We have a number of alerts set up in Icinga and Alertmanager that relate to Druid and its ingestion jobs.

This page exists as a set of instructions or runbooks to help identify what courses of action might be needed if one or more of these alerts is triggered.

Druid Netflow Supervisor

This alert triggers if the realtime netflow ingestion job receives below a certain threshold of events, over a 30 minutes period.

The critical value is 0 and the warning value is 30.

There is a grafana dashboard showing the trend data.

Druid webrequest_sampled_live Supervisor

This alert triggers if the realtime webrequest_sampled_live ingestion job receives below a certain threshold of events, over a 30 minutes period.

The pipeline is composed by multiple parts:

  • Benthos webrequest data enrichment - on centrallog nodes we run a special Benthos instance that pulls messages/events from the Kafka Jumbo's webrequest_{text,upload} topics and enrich/modifies them with meaningful data (geo location, etc..). The end result is a new topic called webrequest_sampled.
  • Druid indexation - the Druid analytics cluster ingests in real time the webrequest_sampled messages/events, indexing them in segments that can be queried from various sources (like Turnilo and Superset).
  • Turnilo and Superset dashboards.

Note: the use case is similar to Turnilo's webrequest_sampled_128, but the main difference is that in this case we care only about the past 24h of data (and that it is indexed live as it is published to the Kafka topics, as opposed to wait for the DE's batch jobs etc..).

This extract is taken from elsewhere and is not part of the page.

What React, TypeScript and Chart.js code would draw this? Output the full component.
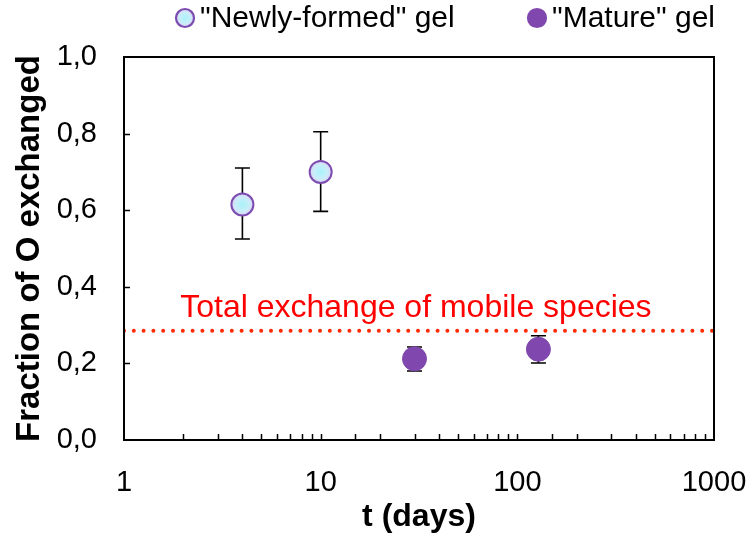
import React, { useEffect, useRef } from "react";
import { Chart, registerables } from "chart.js";

Chart.register(...registerables);

const newlyDays = [4, 10];
const newlyFrac = [0.615, 0.7];
const newlyErrLow = [0.525, 0.597];
const newlyErrHigh = [0.71, 0.805];

const matureDays = [30, 128];
const matureFrac = [0.212, 0.237];
const matureErrLow = [0.18, 0.201];
const matureErrHigh = [0.243, 0.272];

const mobileLevel = 0.285;
const mobileLabel = "Total exchange of mobile species";
const mobileLabelPos = { x: 30.5, y: 0.343 };

const legendLabels = ['"Newly-formed" gel', '"Mature" gel'];
const xMajorTicks = [1, 10, 100, 1000];

const FONT = "Arial, 'Liberation Sans', sans-serif";
const PURPLE = "#8048ae";
const PURPLE_EDGE = "#7c4cb0";
const CYAN = "#c8f0fa";

function cyanFill(chart: any, cx: number, cy: number, r: number) {
  const g = chart.ctx.createRadialGradient(cx, cy, 0, cx, cy, r);
  g.addColorStop(0, "#a8f2f8");
  g.addColorStop(0.6, "#c8eefa");
  g.addColorStop(1, "#ddd6f4");
  return g;
}

export default function App() {
  const ref = useRef<HTMLCanvasElement | null>(null);

  useEffect(() => {
    if (!ref.current) return;

    const overlay = {
      id: "overlay",
      beforeDatasetsDraw(chart: any) {
        const { ctx } = chart;
        const xs = chart.scales.x;
        const ys = chart.scales.y;
        ctx.save();
        ctx.strokeStyle = "#000";
        ctx.lineWidth = 1.6;
        const groups = [
          [newlyDays, newlyErrLow, newlyErrHigh],
          [matureDays, matureErrLow, matureErrHigh],
        ];
        groups.forEach(([d, lo, hi]) => {
          d.forEach((v: number, i: number) => {
            const px = xs.getPixelForValue(v);
            const y1 = ys.getPixelForValue(lo[i]);
            const y2 = ys.getPixelForValue(hi[i]);
            ctx.beginPath();
            ctx.moveTo(px, y1);
            ctx.lineTo(px, y2);
            ctx.moveTo(px - 7.5, y1);
            ctx.lineTo(px + 7.5, y1);
            ctx.moveTo(px - 7.5, y2);
            ctx.lineTo(px + 7.5, y2);
            ctx.stroke();
          });
        });
        ctx.restore();
      },
      afterDraw(chart: any) {
        const { ctx, chartArea } = chart;
        const xs = chart.scales.x;
        const ys = chart.scales.y;
        ctx.save();
        // ticks inward
        ctx.strokeStyle = "#000";
        ctx.lineWidth = 1.5;
        ctx.beginPath();
        xs.ticks.forEach((t: any) => {
          if (t.value <= xs.min || t.value >= xs.max) return;
          const px = Math.round(xs.getPixelForValue(t.value)) + 0.5;
          ctx.moveTo(px, chartArea.bottom);
          ctx.lineTo(px, chartArea.bottom - 6);
        });
        ys.ticks.forEach((t: any) => {
          if (t.value <= ys.min || t.value >= ys.max) return;
          const py = Math.round(ys.getPixelForValue(t.value)) + 0.5;
          ctx.moveTo(chartArea.left, py);
          ctx.lineTo(chartArea.left + 6, py);
        });
        ctx.stroke();
        // frame
        ctx.lineWidth = 2;
        ctx.strokeRect(
          chartArea.left,
          chartArea.top,
          chartArea.right - chartArea.left,
          chartArea.bottom - chartArea.top
        );
        // annotation text
        ctx.fillStyle = "#ff0000";
        ctx.font = `32px ${FONT}`;
        ctx.textAlign = "center";
        ctx.textBaseline = "middle";
        ctx.fillText(
          mobileLabel,
          xs.getPixelForValue(mobileLabelPos.x),
          ys.getPixelForValue(mobileLabelPos.y)
        );
        // legend
        ctx.font = `30px ${FONT}`;
        ctx.textAlign = "left";
        const items = [
          { cx: 185, fill: "c", edge: PURPLE_EDGE, label: legendLabels[0] },
          { cx: 537, fill: PURPLE, edge: PURPLE, label: legendLabels[1] },
        ];
        items.forEach((it) => {
          ctx.beginPath();
          ctx.arc(it.cx, 18, 9, 0, Math.PI * 2);
          ctx.fillStyle = it.fill === "c" ? cyanFill(chart, it.cx, 18, 9) : it.fill;
          ctx.fill();
          ctx.lineWidth = 2.2;
          ctx.strokeStyle = it.edge;
          ctx.stroke();
          ctx.fillStyle = "#000";
          ctx.fillText(it.label, it.cx + 15, 19);
        });
        ctx.restore();
      },
    };

    const chart = new Chart(ref.current, {
      type: "scatter",
      data: {
        datasets: [
          {
            label: legendLabels[0],
            data: newlyDays.map((d, i) => ({ x: d, y: newlyFrac[i] })),
            pointRadius: 11,
            pointHoverRadius: 11,
            backgroundColor: (c: any) => {
              const ch = c.chart;
              if (!c.parsed || !ch.scales || !ch.scales.x || !ch.chartArea) return CYAN;
              const px = ch.scales.x.getPixelForValue(c.parsed.x);
              const py = ch.scales.y.getPixelForValue(c.parsed.y);
              if (!isFinite(px) || !isFinite(py)) return CYAN;
              return cyanFill(ch, px, py, 11);
            },
            borderColor: PURPLE_EDGE,
            borderWidth: 2,
          },
          {
            label: legendLabels[1],
            data: matureDays.map((d, i) => ({ x: d, y: matureFrac[i] })),
            pointRadius: 12,
            pointHoverRadius: 12,
            backgroundColor: PURPLE,
            borderColor: PURPLE,
            borderWidth: 1,
          },
          {
            label: mobileLabel,
            data: [
              { x: 1, y: mobileLevel },
              { x: 1000, y: mobileLevel },
            ],
            showLine: true,
            pointRadius: 0,
            borderColor: "#ff2a00",
            borderWidth: 4,
            borderDash: [0, 9.8],
            borderCapStyle: "round",
          },
        ],
      },
      options: {
        responsive: false,
        animation: false,
        events: [],
        layout: { padding: { top: 57, right: 37, left: 0, bottom: 0 } },
        plugins: { legend: { display: false }, tooltip: { enabled: false } },
        scales: {
          x: {
            type: "logarithmic",
            min: 1,
            max: 1000,
            grid: { display: false, drawTicks: false },
            border: { display: false },
            ticks: {
              autoSkip: false,
              maxRotation: 0,
              padding: 26,
              color: "#000",
              font: { family: FONT, size: 29 },
              callback: (v: any) =>
                xMajorTicks.includes(Number(v)) ? String(v) : "",
            },
            title: {
              display: true,
              text: "t (days)",
              color: "#000",
              font: { family: FONT, size: 32, weight: "bold" },
              padding: { top: 0, bottom: 6 },
            },
            afterFit: (s: any) => {
              s.height = 102;
              s.paddingLeft = 0;
              s.paddingRight = 0;
            },
          },
          y: {
            min: 0,
            max: 1,
            grid: { display: false, drawTicks: false },
            border: { display: false },
            ticks: {
              stepSize: 0.2,
              padding: 27,
              color: "#000",
              font: { family: FONT, size: 29 },
              callback: (v: any) => Number(v).toFixed(1).replace(".", ","),
            },
            title: {
              display: true,
              text: "Fraction of O exchanged",
              color: "#000",
              font: { family: FONT, size: 33, weight: "bold" },
              padding: { top: 10, bottom: 0 },
            },
            afterFit: (s: any) => {
              s.width = 124;
              s.paddingTop = 0;
              s.paddingBottom = 0;
            },
          },
        },
      },
      plugins: [overlay],
    } as any);

    return () => chart.destroy();
  }, []);

  return (
    <div style={{ position: "absolute", left: 0, top: 0, width: 751, height: 542 }}>
      <canvas ref={ref} width={751} height={542} />
    </div>
  );
}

Since the pipeline is split into multiple parts, there may be multiple reasons why Druid is not indexing enough events:

  • The Benthos instances on centrallog nodes may be down or misbehaving. Please check status and logs of benthos@webrequest_live.service on those nodes. Useful dashboards are the webrequest_sampled topic's metrics and the Benthos dashboard.
  • Druid is not indexing Kafka events/messages correctly. In this case start from this grafana view and ping Data Engineering!

Druid Segments Unavailable

This alert triggers for each data source if the cluster is reporting above a certain number of segments missing over a 15 minute period.

The critical value is 30 segments unavailable for each data source.

The warning value is 20 segments unavailable.

There is a Grafana dashboard showing the trend.

It may well be that Druid auto-heals this unavailability automatically, so chek the general Troubleshooting techniques before taking any action.